**EXERCISE DESCRIPTION:** Copy exactly, and only, the lines below from the first through the one containing "7.6, 8.8, 9.0]", both included; pictures are omitted.

**INFORMATION SUPPLIED:**
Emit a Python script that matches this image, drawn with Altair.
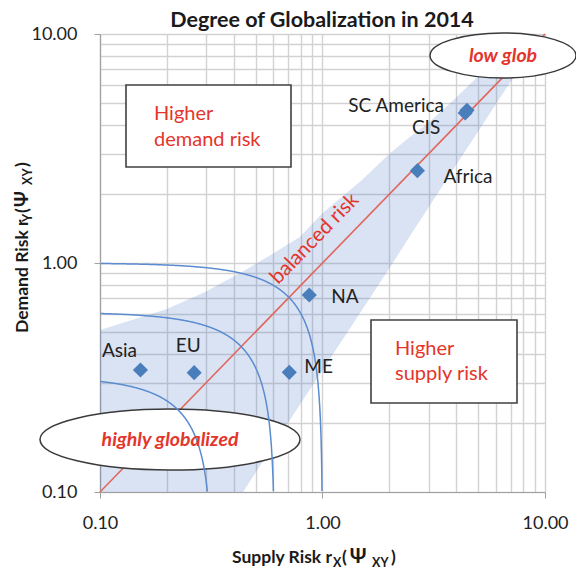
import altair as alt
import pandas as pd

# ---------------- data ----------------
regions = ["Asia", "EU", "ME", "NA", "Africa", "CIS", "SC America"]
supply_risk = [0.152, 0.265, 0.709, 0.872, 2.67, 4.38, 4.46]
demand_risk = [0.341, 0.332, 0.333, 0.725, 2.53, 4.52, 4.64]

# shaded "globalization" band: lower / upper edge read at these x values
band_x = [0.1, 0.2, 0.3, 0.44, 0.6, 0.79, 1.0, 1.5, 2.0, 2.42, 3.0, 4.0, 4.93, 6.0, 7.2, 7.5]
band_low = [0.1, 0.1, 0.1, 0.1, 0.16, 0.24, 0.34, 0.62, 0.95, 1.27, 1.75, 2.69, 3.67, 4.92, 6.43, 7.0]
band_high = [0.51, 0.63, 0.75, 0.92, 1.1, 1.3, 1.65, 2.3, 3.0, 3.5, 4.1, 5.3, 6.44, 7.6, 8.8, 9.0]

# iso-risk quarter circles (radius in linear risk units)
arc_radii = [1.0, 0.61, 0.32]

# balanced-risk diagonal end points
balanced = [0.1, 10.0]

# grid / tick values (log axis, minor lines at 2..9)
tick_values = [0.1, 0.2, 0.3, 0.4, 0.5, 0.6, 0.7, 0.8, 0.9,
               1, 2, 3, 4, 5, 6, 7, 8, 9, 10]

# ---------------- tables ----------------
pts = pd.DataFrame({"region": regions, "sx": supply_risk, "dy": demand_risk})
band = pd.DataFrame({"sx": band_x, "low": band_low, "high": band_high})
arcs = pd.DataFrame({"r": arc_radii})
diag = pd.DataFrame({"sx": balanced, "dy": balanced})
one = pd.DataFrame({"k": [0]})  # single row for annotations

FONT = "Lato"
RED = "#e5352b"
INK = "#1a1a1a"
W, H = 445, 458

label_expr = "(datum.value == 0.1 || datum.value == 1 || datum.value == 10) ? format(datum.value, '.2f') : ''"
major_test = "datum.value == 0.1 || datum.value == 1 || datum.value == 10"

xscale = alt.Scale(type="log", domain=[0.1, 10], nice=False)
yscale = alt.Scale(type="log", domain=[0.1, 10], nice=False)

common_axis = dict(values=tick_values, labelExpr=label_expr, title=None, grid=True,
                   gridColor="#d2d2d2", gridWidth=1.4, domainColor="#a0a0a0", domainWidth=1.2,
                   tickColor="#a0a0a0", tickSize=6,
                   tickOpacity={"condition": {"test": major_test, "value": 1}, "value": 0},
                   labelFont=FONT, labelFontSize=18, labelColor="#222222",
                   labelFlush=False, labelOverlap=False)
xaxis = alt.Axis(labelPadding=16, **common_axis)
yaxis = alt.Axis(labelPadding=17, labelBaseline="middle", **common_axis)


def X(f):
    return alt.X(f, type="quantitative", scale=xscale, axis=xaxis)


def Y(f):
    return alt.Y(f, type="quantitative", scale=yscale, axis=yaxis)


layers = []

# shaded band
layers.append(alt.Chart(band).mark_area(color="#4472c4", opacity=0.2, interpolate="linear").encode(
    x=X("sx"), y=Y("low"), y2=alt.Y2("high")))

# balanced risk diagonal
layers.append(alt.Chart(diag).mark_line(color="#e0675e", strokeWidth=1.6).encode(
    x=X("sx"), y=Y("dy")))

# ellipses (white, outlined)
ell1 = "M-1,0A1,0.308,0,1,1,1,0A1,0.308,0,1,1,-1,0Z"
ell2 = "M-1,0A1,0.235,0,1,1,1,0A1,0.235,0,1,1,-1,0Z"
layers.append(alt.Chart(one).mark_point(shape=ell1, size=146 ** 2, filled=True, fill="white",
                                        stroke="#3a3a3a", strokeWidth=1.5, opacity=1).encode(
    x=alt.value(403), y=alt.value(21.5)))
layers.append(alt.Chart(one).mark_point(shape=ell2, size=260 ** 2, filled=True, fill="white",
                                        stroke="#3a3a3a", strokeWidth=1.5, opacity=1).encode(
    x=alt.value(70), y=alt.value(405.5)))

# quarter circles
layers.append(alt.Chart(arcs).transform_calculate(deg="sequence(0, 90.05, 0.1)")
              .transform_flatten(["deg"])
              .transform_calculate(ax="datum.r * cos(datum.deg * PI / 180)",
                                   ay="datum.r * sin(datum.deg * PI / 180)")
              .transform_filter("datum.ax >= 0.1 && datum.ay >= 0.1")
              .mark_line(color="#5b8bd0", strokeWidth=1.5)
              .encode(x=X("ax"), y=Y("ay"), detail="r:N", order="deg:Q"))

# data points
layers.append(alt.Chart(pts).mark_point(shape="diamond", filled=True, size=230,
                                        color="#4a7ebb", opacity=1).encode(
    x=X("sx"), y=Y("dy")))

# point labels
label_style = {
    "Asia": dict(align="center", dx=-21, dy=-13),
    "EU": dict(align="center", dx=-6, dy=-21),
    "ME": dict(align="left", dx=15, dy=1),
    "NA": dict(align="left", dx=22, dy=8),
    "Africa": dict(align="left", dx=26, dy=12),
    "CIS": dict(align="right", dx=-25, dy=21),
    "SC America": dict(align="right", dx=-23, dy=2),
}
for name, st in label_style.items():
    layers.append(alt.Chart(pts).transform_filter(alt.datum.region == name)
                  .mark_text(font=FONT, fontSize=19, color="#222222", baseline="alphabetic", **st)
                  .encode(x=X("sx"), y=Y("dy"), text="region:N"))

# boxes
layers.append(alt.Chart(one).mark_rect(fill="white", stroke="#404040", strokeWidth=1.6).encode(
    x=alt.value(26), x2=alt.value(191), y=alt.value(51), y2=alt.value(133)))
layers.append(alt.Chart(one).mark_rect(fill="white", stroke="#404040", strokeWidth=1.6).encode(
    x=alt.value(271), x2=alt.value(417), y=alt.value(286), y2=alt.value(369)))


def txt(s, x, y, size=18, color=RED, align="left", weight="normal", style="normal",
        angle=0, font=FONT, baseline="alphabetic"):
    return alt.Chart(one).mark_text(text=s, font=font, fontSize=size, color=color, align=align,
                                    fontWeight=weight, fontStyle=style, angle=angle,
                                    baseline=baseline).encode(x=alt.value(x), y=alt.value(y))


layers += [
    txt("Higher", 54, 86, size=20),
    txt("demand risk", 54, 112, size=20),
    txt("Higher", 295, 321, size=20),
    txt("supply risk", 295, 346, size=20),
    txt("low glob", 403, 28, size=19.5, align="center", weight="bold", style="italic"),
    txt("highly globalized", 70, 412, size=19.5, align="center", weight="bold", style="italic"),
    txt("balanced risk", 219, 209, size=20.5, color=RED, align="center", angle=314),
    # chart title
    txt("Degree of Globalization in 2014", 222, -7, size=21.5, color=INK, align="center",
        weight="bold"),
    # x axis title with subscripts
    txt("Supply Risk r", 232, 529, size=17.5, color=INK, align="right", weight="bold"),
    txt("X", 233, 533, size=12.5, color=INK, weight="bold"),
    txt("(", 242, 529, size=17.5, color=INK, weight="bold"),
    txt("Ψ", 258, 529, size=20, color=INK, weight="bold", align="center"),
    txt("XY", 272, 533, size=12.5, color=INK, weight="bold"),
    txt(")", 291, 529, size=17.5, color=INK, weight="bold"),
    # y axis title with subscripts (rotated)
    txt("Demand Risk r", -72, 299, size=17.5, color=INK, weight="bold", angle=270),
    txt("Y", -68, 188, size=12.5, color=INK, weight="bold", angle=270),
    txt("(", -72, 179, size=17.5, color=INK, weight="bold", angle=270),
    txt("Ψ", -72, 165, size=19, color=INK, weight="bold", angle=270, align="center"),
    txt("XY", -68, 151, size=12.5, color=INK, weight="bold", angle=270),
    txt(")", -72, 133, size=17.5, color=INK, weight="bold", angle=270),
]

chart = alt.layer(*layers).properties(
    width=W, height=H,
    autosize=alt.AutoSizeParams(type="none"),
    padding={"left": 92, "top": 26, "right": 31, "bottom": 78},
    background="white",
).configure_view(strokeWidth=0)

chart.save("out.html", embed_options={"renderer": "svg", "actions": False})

**ANSWER TO THIS EXERCISE:**
Emit a Python script that matches this image, drawn with Altair.
import altair as alt
import pandas as pd

# ---------------- data ----------------
regions = ["Asia", "EU", "ME", "NA", "Africa", "CIS", "SC America"]
supply_risk = [0.152, 0.265, 0.709, 0.872, 2.67, 4.38, 4.46]
demand_risk = [0.341, 0.332, 0.333, 0.725, 2.53, 4.52, 4.64]

# shaded "globalization" band: lower / upper edge read at these x values
band_x = [0.1, 0.2, 0.3, 0.44, 0.6, 0.79, 1.0, 1.5, 2.0, 2.42, 3.0, 4.0, 4.93, 6.0, 7.2, 7.5]
band_low = [0.1, 0.1, 0.1, 0.1, 0.16, 0.24, 0.34, 0.62, 0.95, 1.27, 1.75, 2.69, 3.67, 4.92, 6.43, 7.0]
band_high = [0.51, 0.63, 0.75, 0.92, 1.1, 1.3, 1.65, 2.3, 3.0, 3.5, 4.1, 5.3, 6.44, 7.6, 8.8, 9.0]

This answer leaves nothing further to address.